◆ GIVEN DATA ◆
_ _ _ _ _

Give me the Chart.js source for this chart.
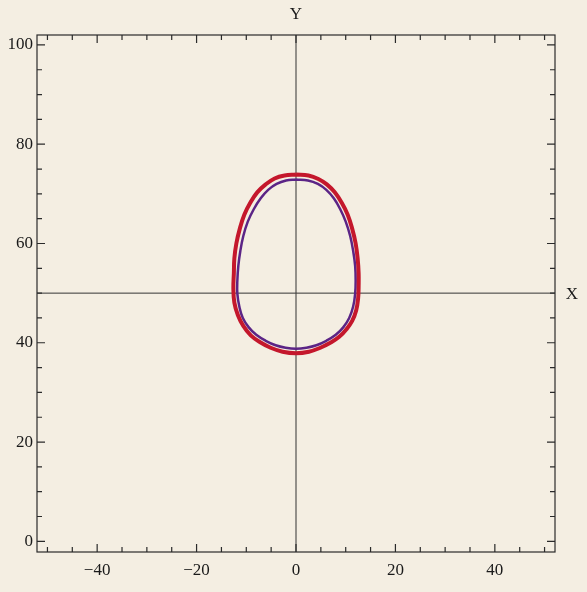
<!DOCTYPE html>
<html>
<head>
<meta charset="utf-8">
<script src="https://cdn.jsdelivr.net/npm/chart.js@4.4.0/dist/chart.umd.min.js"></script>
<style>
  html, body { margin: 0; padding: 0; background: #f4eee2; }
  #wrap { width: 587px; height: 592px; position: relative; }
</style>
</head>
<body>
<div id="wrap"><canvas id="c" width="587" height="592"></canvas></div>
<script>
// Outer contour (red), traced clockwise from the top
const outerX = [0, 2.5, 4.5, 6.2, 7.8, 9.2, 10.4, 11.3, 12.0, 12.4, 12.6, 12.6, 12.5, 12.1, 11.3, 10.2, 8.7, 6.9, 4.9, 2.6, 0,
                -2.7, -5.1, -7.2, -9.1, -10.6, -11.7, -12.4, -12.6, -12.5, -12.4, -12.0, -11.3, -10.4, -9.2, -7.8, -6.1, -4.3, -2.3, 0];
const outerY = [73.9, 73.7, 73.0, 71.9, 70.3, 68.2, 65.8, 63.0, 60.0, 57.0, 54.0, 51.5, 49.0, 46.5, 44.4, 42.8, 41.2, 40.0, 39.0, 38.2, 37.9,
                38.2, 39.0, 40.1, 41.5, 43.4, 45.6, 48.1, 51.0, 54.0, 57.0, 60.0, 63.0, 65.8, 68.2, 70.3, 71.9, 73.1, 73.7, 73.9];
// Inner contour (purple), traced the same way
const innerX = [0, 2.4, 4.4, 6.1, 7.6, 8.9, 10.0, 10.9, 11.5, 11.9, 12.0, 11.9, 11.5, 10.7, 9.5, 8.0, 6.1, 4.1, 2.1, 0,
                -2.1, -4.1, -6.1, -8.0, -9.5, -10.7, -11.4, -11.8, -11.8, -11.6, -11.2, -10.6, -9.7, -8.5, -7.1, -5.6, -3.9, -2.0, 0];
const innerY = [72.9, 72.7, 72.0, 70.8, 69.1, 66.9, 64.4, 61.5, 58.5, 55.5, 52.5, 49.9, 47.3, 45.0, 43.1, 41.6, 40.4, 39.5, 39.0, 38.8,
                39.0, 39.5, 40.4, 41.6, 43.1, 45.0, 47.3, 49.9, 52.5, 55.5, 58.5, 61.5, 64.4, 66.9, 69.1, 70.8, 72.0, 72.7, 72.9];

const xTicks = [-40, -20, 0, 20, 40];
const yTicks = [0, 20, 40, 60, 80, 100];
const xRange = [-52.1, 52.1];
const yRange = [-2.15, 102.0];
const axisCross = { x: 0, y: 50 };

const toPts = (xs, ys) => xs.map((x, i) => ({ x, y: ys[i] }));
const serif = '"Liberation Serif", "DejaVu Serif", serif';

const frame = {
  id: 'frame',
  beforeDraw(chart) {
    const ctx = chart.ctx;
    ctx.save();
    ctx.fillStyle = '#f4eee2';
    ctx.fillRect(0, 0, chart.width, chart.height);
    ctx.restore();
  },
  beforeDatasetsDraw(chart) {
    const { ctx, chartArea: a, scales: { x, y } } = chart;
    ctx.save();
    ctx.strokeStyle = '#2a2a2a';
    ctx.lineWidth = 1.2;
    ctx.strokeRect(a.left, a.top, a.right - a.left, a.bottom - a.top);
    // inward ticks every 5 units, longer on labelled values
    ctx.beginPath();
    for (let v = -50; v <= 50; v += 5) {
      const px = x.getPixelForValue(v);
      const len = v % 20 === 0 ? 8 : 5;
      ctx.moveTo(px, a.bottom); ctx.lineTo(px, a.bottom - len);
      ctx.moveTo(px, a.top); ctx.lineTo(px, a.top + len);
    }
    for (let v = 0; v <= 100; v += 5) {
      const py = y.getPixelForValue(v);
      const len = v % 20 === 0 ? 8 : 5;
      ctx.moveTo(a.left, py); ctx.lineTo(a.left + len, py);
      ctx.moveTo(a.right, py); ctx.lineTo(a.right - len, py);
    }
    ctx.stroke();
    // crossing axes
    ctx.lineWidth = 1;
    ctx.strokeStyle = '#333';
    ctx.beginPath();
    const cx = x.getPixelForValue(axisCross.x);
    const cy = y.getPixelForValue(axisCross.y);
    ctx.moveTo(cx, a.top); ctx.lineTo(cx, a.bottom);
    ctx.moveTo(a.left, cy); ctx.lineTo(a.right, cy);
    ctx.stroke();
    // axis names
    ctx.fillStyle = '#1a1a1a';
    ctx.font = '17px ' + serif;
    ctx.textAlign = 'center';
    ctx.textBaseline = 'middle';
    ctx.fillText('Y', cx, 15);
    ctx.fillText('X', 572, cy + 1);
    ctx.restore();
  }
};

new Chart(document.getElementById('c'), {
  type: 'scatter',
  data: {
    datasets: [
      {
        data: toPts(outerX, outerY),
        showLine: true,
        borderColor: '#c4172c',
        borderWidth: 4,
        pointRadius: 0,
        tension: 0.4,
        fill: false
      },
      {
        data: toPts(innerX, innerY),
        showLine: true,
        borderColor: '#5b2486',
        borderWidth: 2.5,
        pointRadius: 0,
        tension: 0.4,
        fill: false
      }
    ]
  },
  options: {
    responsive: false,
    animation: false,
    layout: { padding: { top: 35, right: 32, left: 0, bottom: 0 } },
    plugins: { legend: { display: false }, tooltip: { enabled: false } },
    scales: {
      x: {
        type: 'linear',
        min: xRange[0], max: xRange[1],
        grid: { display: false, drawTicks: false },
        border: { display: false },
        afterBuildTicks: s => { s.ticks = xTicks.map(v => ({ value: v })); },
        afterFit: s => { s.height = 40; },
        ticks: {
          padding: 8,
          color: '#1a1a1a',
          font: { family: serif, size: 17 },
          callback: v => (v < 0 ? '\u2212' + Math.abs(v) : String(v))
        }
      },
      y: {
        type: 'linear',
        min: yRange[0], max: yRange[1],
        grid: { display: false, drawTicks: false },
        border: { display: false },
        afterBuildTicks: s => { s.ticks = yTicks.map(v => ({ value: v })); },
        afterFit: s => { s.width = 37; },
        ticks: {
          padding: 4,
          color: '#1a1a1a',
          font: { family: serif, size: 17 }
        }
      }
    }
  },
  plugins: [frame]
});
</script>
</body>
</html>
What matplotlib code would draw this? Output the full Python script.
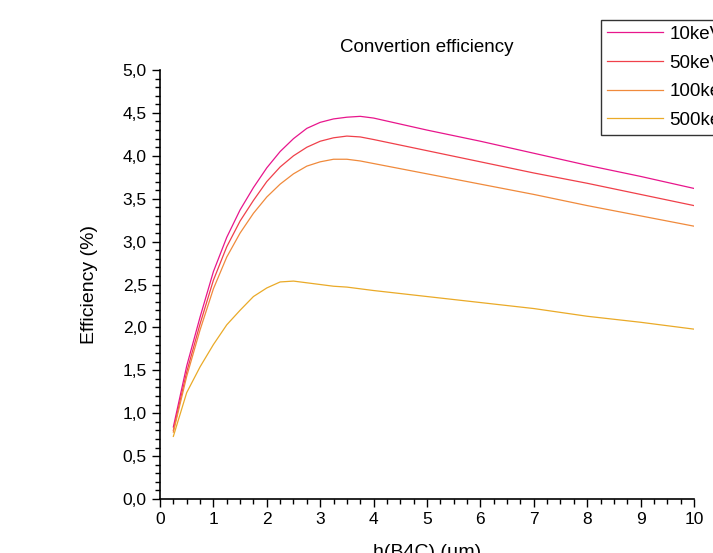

_ _ _ _ _

◆ TASK OBJECTIVE ◆
Omitting all images, retype each line of the records precisely.

◆ WRITTEN SOLUTION ◆
Give me the Chart.js source for this chart.
<!DOCTYPE html>
<html>
<head>
<meta charset="utf-8">
<script src="https://cdn.jsdelivr.net/npm/chart.js@4.4.0/dist/chart.umd.min.js"></script>
<style>
  html, body { margin: 0; padding: 0; background: #f4eee2; }
  #wrap { width: 587px; height: 592px; position: relative; }
</style>
</head>
<body>
<div id="wrap"><canvas id="c" width="587" height="592"></canvas></div>
<script>
// Outer contour (red), traced clockwise from the top
const outerX = [0, 2.5, 4.5, 6.2, 7.8, 9.2, 10.4, 11.3, 12.0, 12.4, 12.6, 12.6, 12.5, 12.1, 11.3, 10.2, 8.7, 6.9, 4.9, 2.6, 0,
                -2.7, -5.1, -7.2, -9.1, -10.6, -11.7, -12.4, -12.6, -12.5, -12.4, -12.0, -11.3, -10.4, -9.2, -7.8, -6.1, -4.3, -2.3, 0];
const outerY = [73.9, 73.7, 73.0, 71.9, 70.3, 68.2, 65.8, 63.0, 60.0, 57.0, 54.0, 51.5, 49.0, 46.5, 44.4, 42.8, 41.2, 40.0, 39.0, 38.2, 37.9,
                38.2, 39.0, 40.1, 41.5, 43.4, 45.6, 48.1, 51.0, 54.0, 57.0, 60.0, 63.0, 65.8, 68.2, 70.3, 71.9, 73.1, 73.7, 73.9];
// Inner contour (purple), traced the same way
const innerX = [0, 2.4, 4.4, 6.1, 7.6, 8.9, 10.0, 10.9, 11.5, 11.9, 12.0, 11.9, 11.5, 10.7, 9.5, 8.0, 6.1, 4.1, 2.1, 0,
                -2.1, -4.1, -6.1, -8.0, -9.5, -10.7, -11.4, -11.8, -11.8, -11.6, -11.2, -10.6, -9.7, -8.5, -7.1, -5.6, -3.9, -2.0, 0];
const innerY = [72.9, 72.7, 72.0, 70.8, 69.1, 66.9, 64.4, 61.5, 58.5, 55.5, 52.5, 49.9, 47.3, 45.0, 43.1, 41.6, 40.4, 39.5, 39.0, 38.8,
                39.0, 39.5, 40.4, 41.6, 43.1, 45.0, 47.3, 49.9, 52.5, 55.5, 58.5, 61.5, 64.4, 66.9, 69.1, 70.8, 72.0, 72.7, 72.9];

const xTicks = [-40, -20, 0, 20, 40];
const yTicks = [0, 20, 40, 60, 80, 100];
const xRange = [-52.1, 52.1];
const yRange = [-2.15, 102.0];
const axisCross = { x: 0, y: 50 };

const toPts = (xs, ys) => xs.map((x, i) => ({ x, y: ys[i] }));
const serif = '"Liberation Serif", "DejaVu Serif", serif';

const frame = {
  id: 'frame',
  beforeDraw(chart) {
    const ctx = chart.ctx;
    ctx.save();
    ctx.fillStyle = '#f4eee2';
    ctx.fillRect(0, 0, chart.width, chart.height);
    ctx.restore();
  },
  beforeDatasetsDraw(chart) {
    const { ctx, chartArea: a, scales: { x, y } } = chart;
    ctx.save();
    ctx.strokeStyle = '#2a2a2a';
    ctx.lineWidth = 1.2;
    ctx.strokeRect(a.left, a.top, a.right - a.left, a.bottom - a.top);
    // inward ticks every 5 units, longer on labelled values
    ctx.beginPath();
    for (let v = -50; v <= 50; v += 5) {
      const px = x.getPixelForValue(v);
      const len = v % 20 === 0 ? 8 : 5;
      ctx.moveTo(px, a.bottom); ctx.lineTo(px, a.bottom - len);
      ctx.moveTo(px, a.top); ctx.lineTo(px, a.top + len);
    }
    for (let v = 0; v <= 100; v += 5) {
      const py = y.getPixelForValue(v);
      const len = v % 20 === 0 ? 8 : 5;
      ctx.moveTo(a.left, py); ctx.lineTo(a.left + len, py);
      ctx.moveTo(a.right, py); ctx.lineTo(a.right - len, py);
    }
    ctx.stroke();
    // crossing axes
    ctx.lineWidth = 1;
    ctx.strokeStyle = '#333';
    ctx.beginPath();
    const cx = x.getPixelForValue(axisCross.x);
    const cy = y.getPixelForValue(axisCross.y);
    ctx.moveTo(cx, a.top); ctx.lineTo(cx, a.bottom);
    ctx.moveTo(a.left, cy); ctx.lineTo(a.right, cy);
    ctx.stroke();
    // axis names
    ctx.fillStyle = '#1a1a1a';
    ctx.font = '17px ' + serif;
    ctx.textAlign = 'center';
    ctx.textBaseline = 'middle';
    ctx.fillText('Y', cx, 15);
    ctx.fillText('X', 572, cy + 1);
    ctx.restore();
  }
};

new Chart(document.getElementById('c'), {
  type: 'scatter',
  data: {
    datasets: [
      {
        data: toPts(outerX, outerY),
        showLine: true,
        borderColor: '#c4172c',
        borderWidth: 4,
        pointRadius: 0,
        tension: 0.4,
        fill: false
      },
      {
        data: toPts(innerX, innerY),
        showLine: true,
        borderColor: '#5b2486',
        borderWidth: 2.5,
        pointRadius: 0,
        tension: 0.4,
        fill: false
      }
    ]
  },
  options: {
    responsive: false,
    animation: false,
    layout: { padding: { top: 35, right: 32, left: 0, bottom: 0 } },
    plugins: { legend: { display: false }, tooltip: { enabled: false } },
    scales: {
      x: {
        type: 'linear',
        min: xRange[0], max: xRange[1],
        grid: { display: false, drawTicks: false },
        border: { display: false },
        afterBuildTicks: s => { s.ticks = xTicks.map(v => ({ value: v })); },
        afterFit: s => { s.height = 40; },
        ticks: {
          padding: 8,
          color: '#1a1a1a',
          font: { family: serif, size: 17 },
          callback: v => (v < 0 ? '\u2212' + Math.abs(v) : String(v))
        }
      },
      y: {
        type: 'linear',
        min: yRange[0], max: yRange[1],
        grid: { display: false, drawTicks: false },
        border: { display: false },
        afterBuildTicks: s => { s.ticks = yTicks.map(v => ({ value: v })); },
        afterFit: s => { s.width = 37; },
        ticks: {
          padding: 4,
          color: '#1a1a1a',
          font: { family: serif, size: 17 }
        }
      }
    }
  },
  plugins: [frame]
});
</script>
</body>
</html>
What matplotlib code would draw this? Output the full Python script.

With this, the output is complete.